SfL Steps Up to Represent Producers on the World Stage at COP 26

October 28, 2021

A strong Solutions from the Land delegation will be in Glasgow, Scotland, for the latest round of UN-staged, global climate negotiations. The 26th meeting of the Conference of the Parties (COP 26) under the UN Framework Convention on Climate Change (UNFCCC) is being hosted by the United Kingdom and is set to start Sunday and extend through November 12. The negotiations are said by many – including UN leaders – to be the single most important factor in determining whether humanity suffers the worst consequences of climate change.

SfL’s COP 26 delegation set to attend the first week of the two-week event are board Co-Chairmen Fred Yoder, an Ohio corn and soybean grower, and A.G. Kawamura, a California produce grower and shipper; board member Lois Wright Morton, an Iowa specialty crop grower and former professor of rural sociology at Iowa State University; and SfL President Ernie Shea. Representing SfL during the second week of COP 26 will be board members Pat O’Toole and Ray Gaesser, and O’Toole’s wife, Sharon, who will serve as the delegation’s media representative. Board member Howard-Yana Shapiro, who is globally recognized in the scientific and UN communities, will be attending both weeks of the negotiations.

While in Glasgow, the SfL delegation will interact with member state representatives, other farmer organizations and a wide cross-section of business, academic, conservation, environmental, renewable energy and health and nutrition stakeholders. Discussions with these parties will focus on pathways to address growing climate change challenges across the globe.

As it has done at other global conferences in recent years, the SfL delegation will seek to strengthen support of Climate Smart Agriculture and to build a coalition that will embrace a systems approach to meeting climate and food security challenges. The approach advocated by our delegates will be one that respects the tremendous diversity of agricultural landscapes and ecosystems across the world.

As emphasized in this space earlier this month, SfL farmer leaders know that to reach the interconnected goals of economic viability, sustainable production, clean water, increased soil organic matter, and reduced greenhouse gas emissions, farmers need production systems that work for them under their specific conditions, location and other factors. No one method will get the complex job done. It will require a whole arsenal of inter-related systems and practices building on one another.

Maintaining the call for an approach of wide-ranging but interrelated solutions will be important in the face of the European Union and others in Glasgow who will be advocating a top-down strategy to address global challenges.
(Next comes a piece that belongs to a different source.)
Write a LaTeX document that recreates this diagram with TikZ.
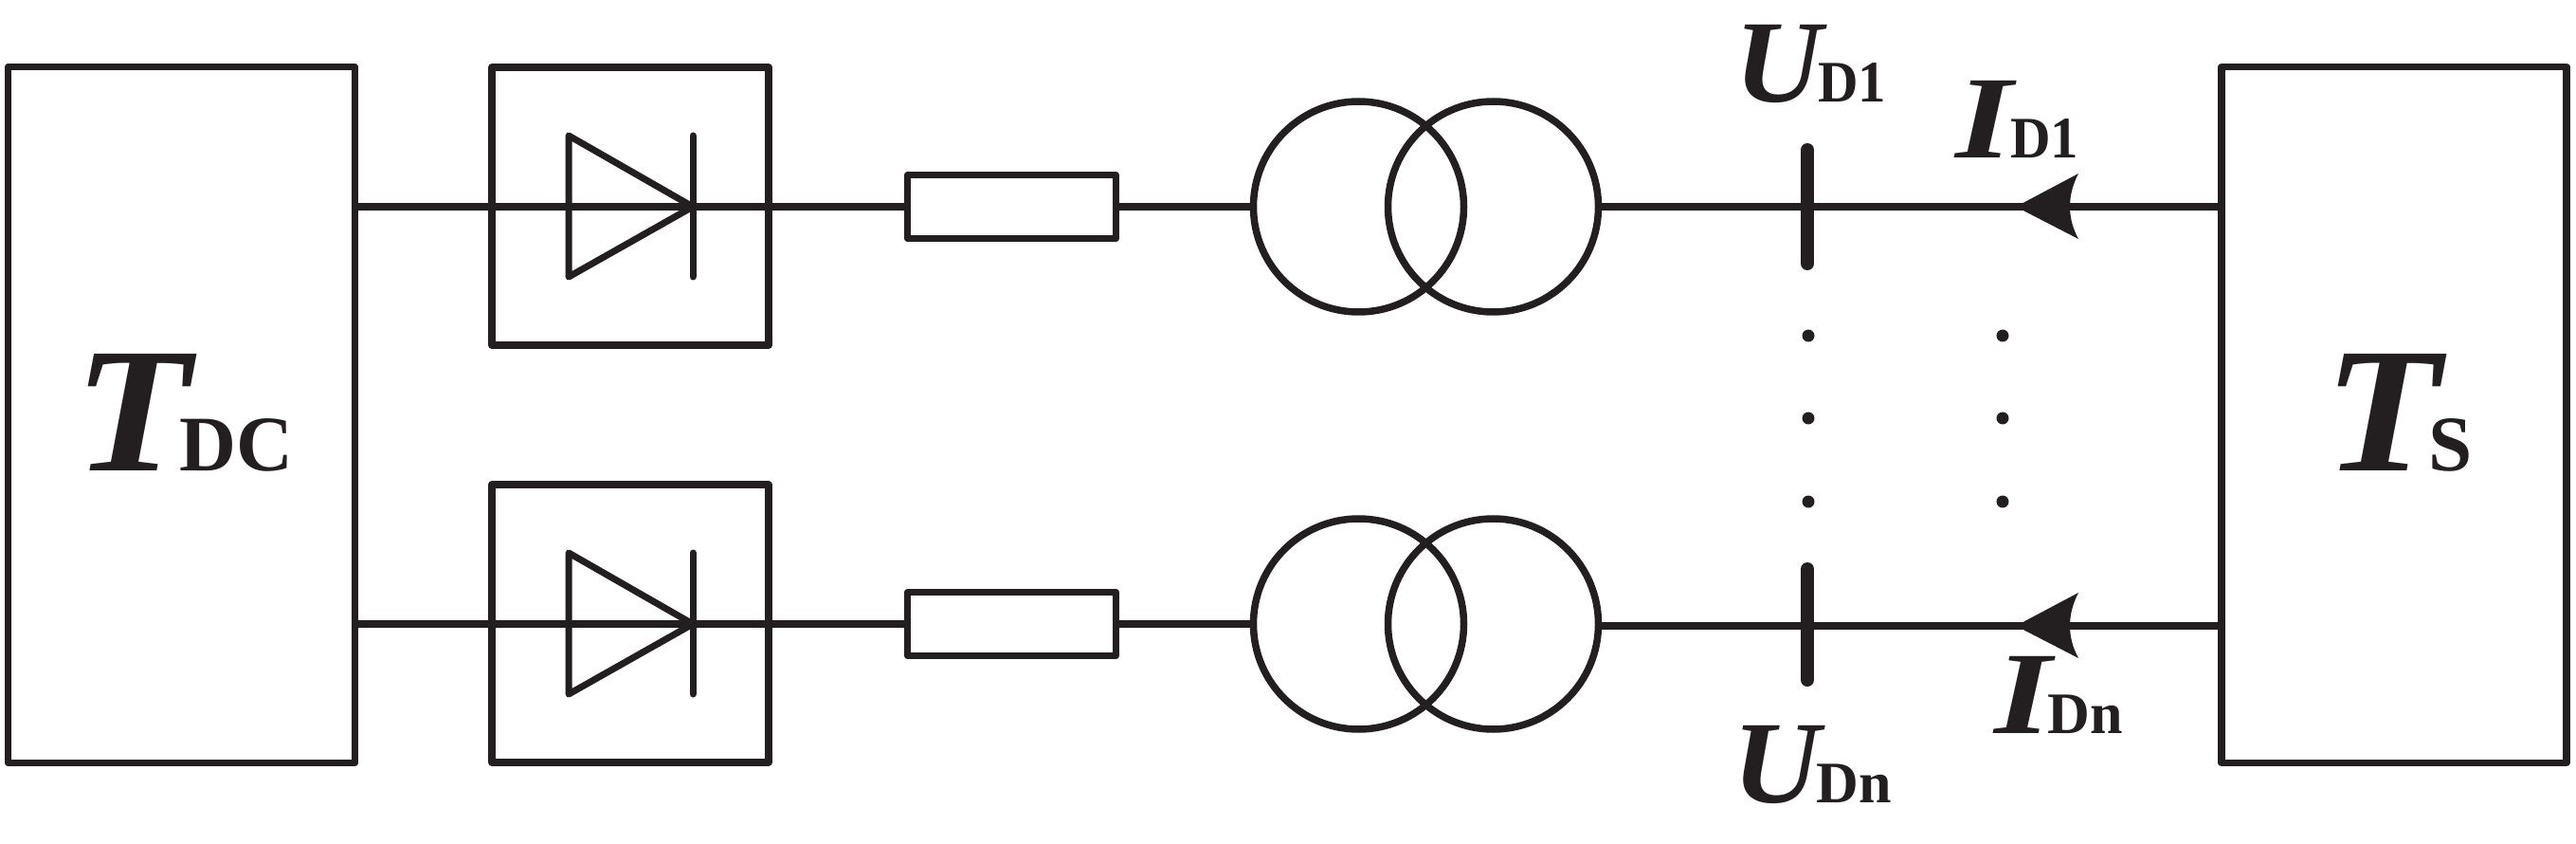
\documentclass[tikz,border=0pt]{standalone}
\usepackage{fontspec}
\usepackage{graphicx}
\setmainfont{Liberation Serif}
\definecolor{ink}{HTML}{231F20}
% main size, main x-scale, main letter, kern, sub size, sub x-scale, sub text
\newcommand{\sublabel}[7]{\scalebox{#2}[1]{\fontsize{#1}{#1}\selectfont\bfseries\itshape #3}\kern#4pt\scalebox{#6}[1]{\fontsize{#5}{#5}\selectfont\bfseries #7}}
\tikzset{
  x=1pt,y=-1pt,
  wire/.style={draw=ink,line width=7.5pt},
  blockbox/.style={draw=ink,line width=7.5pt,rectangle,inner sep=0pt,outer sep=0pt,line join=round,fill=none},
  coil/.style={draw=ink,line width=7.5pt,circle,inner sep=0pt,outer sep=0pt,minimum size=222pt,fill=none},
  diodeline/.style={draw=ink,line width=7pt,line cap=round,line join=round},
  busbar/.style={draw=ink,line width=14pt,line cap=round},
  dotmark/.style={circle,fill=ink,inner sep=0pt,outer sep=0pt,minimum size=13pt},
  lab/.style={text=ink,inner sep=0pt,outer sep=0pt,anchor=base west},
}
\begin{document}
\begin{tikzpicture}
\useasboundingbox (0,0) rectangle (2718,890);
% main blocks
\node[blockbox,minimum width=366pt,minimum height=734pt] (tdc) at (191.5,437.5) {};
\node[blockbox,minimum width=364pt,minimum height=734pt] (ts) at (2526,437.5) {};
\foreach \r/\dy in {a/0,b/440}{
  \node[blockbox,minimum width=292pt,minimum height=293pt] (conv\r) at (665,217.5+\dy) {};
  \node[blockbox,minimum width=220pt,minimum height=67pt] (fuse\r) at (1067.5,218+\dy) {};
  \node[coil] (pri\r) at (1433.5,218+\dy) {};
  \node[coil] (sec\r) at (1575.5,218+\dy) {};
  \coordinate (tip\r) at (731,218+\dy);
  \draw[diodeline] (600,143+\dy) -- (tip\r) -- (600,292+\dy) -- cycle;
  \draw[diodeline] (731,143+\dy) -- (731,292+\dy);
  \draw[wire] (tdc.east |- fuse\r.west) -- (fuse\r.west);
  \draw[wire] (fuse\r.east) -- (pri\r.west);
}
% secondary wires and measurement marks
\foreach \r/\yy in {a/218,b/660}{
  \coordinate (out\r) at (sec\r.east |- 0,\yy);
  \coordinate (in\r) at (ts.west |- 0,\yy);
  \coordinate (ah\r) at (2127,\yy);
  \draw[wire] (in\r) -- (out\r);
  \fill[ink] (ah\r) -- (2193,\yy-35) .. controls (2181,\yy-12) and (2181,\yy+12) .. (2193,\yy+34) -- cycle;
}
\coordinate (bar1a) at (1907,158);
\coordinate (bar1b) at (1907,278);
\coordinate (bar2a) at (1907,600);
\coordinate (bar2b) at (1907,717);
\draw[busbar] (bar1a) -- (bar1b);
\draw[busbar] (bar2a) -- (bar2b);
% continuation dots
\foreach \n/\yy in {1/354,2/441,3/529}{
  \node[dotmark] (du\n) at (1908,\yy) {};
  \node[dotmark] (di\n) at (2113,\yy) {};
}
% labels
\node[lab] (ltdc) at (78,496) {\sublabel{188}{1.07}{T}{-11}{83}{1}{DC}};
\node[lab] (lts) at (2452,496) {\sublabel{188}{1.07}{T}{-12}{83}{1}{S}};
\node[lab] (lu1) at (1830,108) {\sublabel{124}{1.03}{U}{-4}{62}{0.95}{D1}};
\node[lab] (li1) at (2063,167) {\sublabel{124}{1.25}{I}{-2}{62}{0.95}{D1}};
\node[lab] (lun) at (1828,846) {\sublabel{124}{1.03}{U}{-4}{62}{1}{Dn}};
\node[lab] (lin) at (2104,773) {\sublabel{124}{1.25}{I}{-4}{62}{1}{Dn}};
\end{tikzpicture}
\end{document}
Designated by its advocates as “Farm-to-Fork,” it’s a policy slant that foregoes the flexibility needed to attain the many goals otherwise available to agriculture. The “siloed” approach advocated by the EU negotiators and their allies also negates a critical principle advocated by SfL as necessary to the success of any agriculture-based climate solution – robust farmer input.

Farmers must be at the center of all discussions and decision-making, a point made paramount by its listing as first among the SfL’s Guiding Principles. Producers can offer the significant input needed from across a wide range of agricultural interests and organizations that fall outside of typical policymaking structures to address climate challenges.

Taking on climate change from the ground up is at the core of the Agriculture Innovation Mission for Climate (AIM for Climate) to be launched in Glasgow. The plan from the United States and the United Arab Emirates has been endorsed by the United Kingdom’s COP 26 Presidency and supported by Australia, Brazil, Denmark, Israel, Singapore, Uruguay and other nations. The goal of AIM for Climate is to increase and accelerate global innovation research and development (R&D) in agriculture and food systems in support of climate action.

The innovation and R&D areas targeted through the initiative will include sustainable productivity improvements; land, water, carbon and other input use efficiency; resilient crop and livestock production; enhanced digital tools; and inclusive, equitable and sustainable food systems.

AIM for Climate builds upon the USDA’s Coalition for Sustainable Productivity Growth for Food Security and Resource Conservation (the SPG Coalition), which includes SfL among its founding member organizations. SfL and its leadership welcome the opportunity to represent farmers, ranchers and forestland owners on the world stage. It is a responsibility that our delegation takes to heart, working to insure those who work the land have a full voice and are able to provide – and optimize – the solutions that agriculture has to offer.